The entire listing is to be repeated verbatim.
[START OF DATASET SECTION]
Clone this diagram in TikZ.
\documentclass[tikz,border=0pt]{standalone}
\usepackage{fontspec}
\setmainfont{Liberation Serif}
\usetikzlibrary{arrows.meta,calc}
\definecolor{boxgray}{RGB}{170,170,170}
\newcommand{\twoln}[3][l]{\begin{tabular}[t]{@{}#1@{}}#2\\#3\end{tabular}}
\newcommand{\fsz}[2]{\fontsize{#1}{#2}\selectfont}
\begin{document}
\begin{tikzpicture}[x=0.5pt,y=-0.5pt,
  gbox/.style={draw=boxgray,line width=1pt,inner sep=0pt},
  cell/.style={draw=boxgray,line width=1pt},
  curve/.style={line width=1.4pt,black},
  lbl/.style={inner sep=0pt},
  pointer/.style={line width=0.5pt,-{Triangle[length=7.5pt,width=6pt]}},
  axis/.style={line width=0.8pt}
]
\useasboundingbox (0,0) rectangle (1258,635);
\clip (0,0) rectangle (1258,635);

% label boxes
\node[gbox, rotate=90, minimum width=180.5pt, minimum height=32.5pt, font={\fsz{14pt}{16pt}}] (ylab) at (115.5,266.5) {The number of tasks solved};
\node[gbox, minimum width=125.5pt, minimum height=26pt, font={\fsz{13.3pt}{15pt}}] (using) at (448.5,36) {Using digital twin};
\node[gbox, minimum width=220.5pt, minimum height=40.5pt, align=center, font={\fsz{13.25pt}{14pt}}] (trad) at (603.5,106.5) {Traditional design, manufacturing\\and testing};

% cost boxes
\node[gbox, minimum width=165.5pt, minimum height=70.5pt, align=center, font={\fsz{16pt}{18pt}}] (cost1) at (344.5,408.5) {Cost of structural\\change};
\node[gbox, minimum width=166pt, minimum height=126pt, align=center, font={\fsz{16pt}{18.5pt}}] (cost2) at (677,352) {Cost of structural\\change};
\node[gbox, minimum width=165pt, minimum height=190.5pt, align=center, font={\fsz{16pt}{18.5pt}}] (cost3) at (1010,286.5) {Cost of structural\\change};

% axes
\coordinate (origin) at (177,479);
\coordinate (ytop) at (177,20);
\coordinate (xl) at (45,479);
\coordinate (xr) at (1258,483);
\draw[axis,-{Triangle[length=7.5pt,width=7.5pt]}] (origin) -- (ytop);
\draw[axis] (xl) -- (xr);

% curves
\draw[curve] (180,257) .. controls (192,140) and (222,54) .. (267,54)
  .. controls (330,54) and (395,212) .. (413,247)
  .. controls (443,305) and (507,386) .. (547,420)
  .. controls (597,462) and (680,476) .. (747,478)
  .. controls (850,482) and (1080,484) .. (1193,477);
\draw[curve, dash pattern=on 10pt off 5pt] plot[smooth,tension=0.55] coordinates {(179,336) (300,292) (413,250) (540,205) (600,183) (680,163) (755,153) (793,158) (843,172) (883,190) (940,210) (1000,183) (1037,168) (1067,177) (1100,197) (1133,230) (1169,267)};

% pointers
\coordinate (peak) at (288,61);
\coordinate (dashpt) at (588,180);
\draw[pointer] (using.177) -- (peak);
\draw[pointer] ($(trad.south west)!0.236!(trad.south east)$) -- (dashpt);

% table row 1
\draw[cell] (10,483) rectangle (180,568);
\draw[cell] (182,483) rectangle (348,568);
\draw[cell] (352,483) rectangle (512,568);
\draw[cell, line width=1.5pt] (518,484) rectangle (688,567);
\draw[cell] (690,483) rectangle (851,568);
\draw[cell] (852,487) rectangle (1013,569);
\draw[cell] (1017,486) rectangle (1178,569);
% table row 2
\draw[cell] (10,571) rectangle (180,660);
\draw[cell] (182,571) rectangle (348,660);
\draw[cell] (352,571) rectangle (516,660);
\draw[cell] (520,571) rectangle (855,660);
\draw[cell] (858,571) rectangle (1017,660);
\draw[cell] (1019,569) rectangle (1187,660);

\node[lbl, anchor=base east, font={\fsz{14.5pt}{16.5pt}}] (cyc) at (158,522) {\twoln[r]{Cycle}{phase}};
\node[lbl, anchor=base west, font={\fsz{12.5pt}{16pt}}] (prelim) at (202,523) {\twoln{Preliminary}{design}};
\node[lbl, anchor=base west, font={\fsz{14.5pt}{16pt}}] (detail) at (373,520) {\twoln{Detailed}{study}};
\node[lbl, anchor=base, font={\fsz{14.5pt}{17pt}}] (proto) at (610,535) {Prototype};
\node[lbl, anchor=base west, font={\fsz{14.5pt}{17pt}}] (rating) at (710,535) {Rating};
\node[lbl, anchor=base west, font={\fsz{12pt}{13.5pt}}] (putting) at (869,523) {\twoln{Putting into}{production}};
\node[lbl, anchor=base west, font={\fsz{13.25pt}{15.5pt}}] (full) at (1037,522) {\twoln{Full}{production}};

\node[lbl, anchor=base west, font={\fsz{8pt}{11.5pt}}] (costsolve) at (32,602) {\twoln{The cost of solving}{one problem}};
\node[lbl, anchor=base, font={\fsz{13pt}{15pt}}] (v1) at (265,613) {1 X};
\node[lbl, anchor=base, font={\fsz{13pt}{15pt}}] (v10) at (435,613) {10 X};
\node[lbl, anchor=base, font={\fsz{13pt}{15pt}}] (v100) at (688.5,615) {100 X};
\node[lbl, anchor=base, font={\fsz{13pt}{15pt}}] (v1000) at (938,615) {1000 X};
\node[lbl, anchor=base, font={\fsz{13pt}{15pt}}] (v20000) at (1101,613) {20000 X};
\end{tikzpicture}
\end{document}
[END OF DATASET SECTION]
TASK SOLUTION:
Clone this diagram in TikZ.
\documentclass[tikz,border=0pt]{standalone}
\usepackage{fontspec}
\setmainfont{Liberation Serif}
\usetikzlibrary{arrows.meta,calc}
\definecolor{boxgray}{RGB}{170,170,170}
\newcommand{\twoln}[3][l]{\begin{tabular}[t]{@{}#1@{}}#2\\#3\end{tabular}}
\newcommand{\fsz}[2]{\fontsize{#1}{#2}\selectfont}
\begin{document}
\begin{tikzpicture}[x=0.5pt,y=-0.5pt,
  gbox/.style={draw=boxgray,line width=1pt,inner sep=0pt},
  cell/.style={draw=boxgray,line width=1pt},
  curve/.style={line width=1.4pt,black},
  lbl/.style={inner sep=0pt},
  pointer/.style={line width=0.5pt,-{Triangle[length=7.5pt,width=6pt]}},
  axis/.style={line width=0.8pt}
]
\useasboundingbox (0,0) rectangle (1258,635);
\clip (0,0) rectangle (1258,635);

% label boxes
\node[gbox, rotate=90, minimum width=180.5pt, minimum height=32.5pt, font={\fsz{14pt}{16pt}}] (ylab) at (115.5,266.5) {The number of tasks solved};
\node[gbox, minimum width=125.5pt, minimum height=26pt, font={\fsz{13.3pt}{15pt}}] (using) at (448.5,36) {Using digital twin};
\node[gbox, minimum width=220.5pt, minimum height=40.5pt, align=center, font={\fsz{13.25pt}{14pt}}] (trad) at (603.5,106.5) {Traditional design, manufacturing\\and testing};

% cost boxes
\node[gbox, minimum width=165.5pt, minimum height=70.5pt, align=center, font={\fsz{16pt}{18pt}}] (cost1) at (344.5,408.5) {Cost of structural\\change};
\node[gbox, minimum width=166pt, minimum height=126pt, align=center, font={\fsz{16pt}{18.5pt}}] (cost2) at (677,352) {Cost of structural\\change};
\node[gbox, minimum width=165pt, minimum height=190.5pt, align=center, font={\fsz{16pt}{18.5pt}}] (cost3) at (1010,286.5) {Cost of structural\\change};

% axes
\coordinate (origin) at (177,479);
\coordinate (ytop) at (177,20);
\coordinate (xl) at (45,479);
\coordinate (xr) at (1258,483);
\draw[axis,-{Triangle[length=7.5pt,width=7.5pt]}] (origin) -- (ytop);
\draw[axis] (xl) -- (xr);

% curves
\draw[curve] (180,257) .. controls (192,140) and (222,54) .. (267,54)
  .. controls (330,54) and (395,212) .. (413,247)
  .. controls (443,305) and (507,386) .. (547,420)
  .. controls (597,462) and (680,476) .. (747,478)
  .. controls (850,482) and (1080,484) .. (1193,477);
\draw[curve, dash pattern=on 10pt off 5pt] plot[smooth,tension=0.55] coordinates {(179,336) (300,292) (413,250) (540,205) (600,183) (680,163) (755,153) (793,158) (843,172) (883,190) (940,210) (1000,183) (1037,168) (1067,177) (1100,197) (1133,230) (1169,267)};

% pointers
\coordinate (peak) at (288,61);
\coordinate (dashpt) at (588,180);
\draw[pointer] (using.177) -- (peak);
\draw[pointer] ($(trad.south west)!0.236!(trad.south east)$) -- (dashpt);

% table row 1
\draw[cell] (10,483) rectangle (180,568);
\draw[cell] (182,483) rectangle (348,568);
\draw[cell] (352,483) rectangle (512,568);
\draw[cell, line width=1.5pt] (518,484) rectangle (688,567);
\draw[cell] (690,483) rectangle (851,568);
\draw[cell] (852,487) rectangle (1013,569);
\draw[cell] (1017,486) rectangle (1178,569);
% table row 2
\draw[cell] (10,571) rectangle (180,660);
\draw[cell] (182,571) rectangle (348,660);
\draw[cell] (352,571) rectangle (516,660);
\draw[cell] (520,571) rectangle (855,660);
\draw[cell] (858,571) rectangle (1017,660);
\draw[cell] (1019,569) rectangle (1187,660);

\node[lbl, anchor=base east, font={\fsz{14.5pt}{16.5pt}}] (cyc) at (158,522) {\twoln[r]{Cycle}{phase}};
\node[lbl, anchor=base west, font={\fsz{12.5pt}{16pt}}] (prelim) at (202,523) {\twoln{Preliminary}{design}};
\node[lbl, anchor=base west, font={\fsz{14.5pt}{16pt}}] (detail) at (373,520) {\twoln{Detailed}{study}};
\node[lbl, anchor=base, font={\fsz{14.5pt}{17pt}}] (proto) at (610,535) {Prototype};
\node[lbl, anchor=base west, font={\fsz{14.5pt}{17pt}}] (rating) at (710,535) {Rating};
\node[lbl, anchor=base west, font={\fsz{12pt}{13.5pt}}] (putting) at (869,523) {\twoln{Putting into}{production}};
\node[lbl, anchor=base west, font={\fsz{13.25pt}{15.5pt}}] (full) at (1037,522) {\twoln{Full}{production}};

\node[lbl, anchor=base west, font={\fsz{8pt}{11.5pt}}] (costsolve) at (32,602) {\twoln{The cost of solving}{one problem}};
\node[lbl, anchor=base, font={\fsz{13pt}{15pt}}] (v1) at (265,613) {1 X};
\node[lbl, anchor=base, font={\fsz{13pt}{15pt}}] (v10) at (435,613) {10 X};
\node[lbl, anchor=base, font={\fsz{13pt}{15pt}}] (v100) at (688.5,615) {100 X};
\node[lbl, anchor=base, font={\fsz{13pt}{15pt}}] (v1000) at (938,615) {1000 X};
\node[lbl, anchor=base, font={\fsz{13pt}{15pt}}] (v20000) at (1101,613) {20000 X};
\end{tikzpicture}
\end{document}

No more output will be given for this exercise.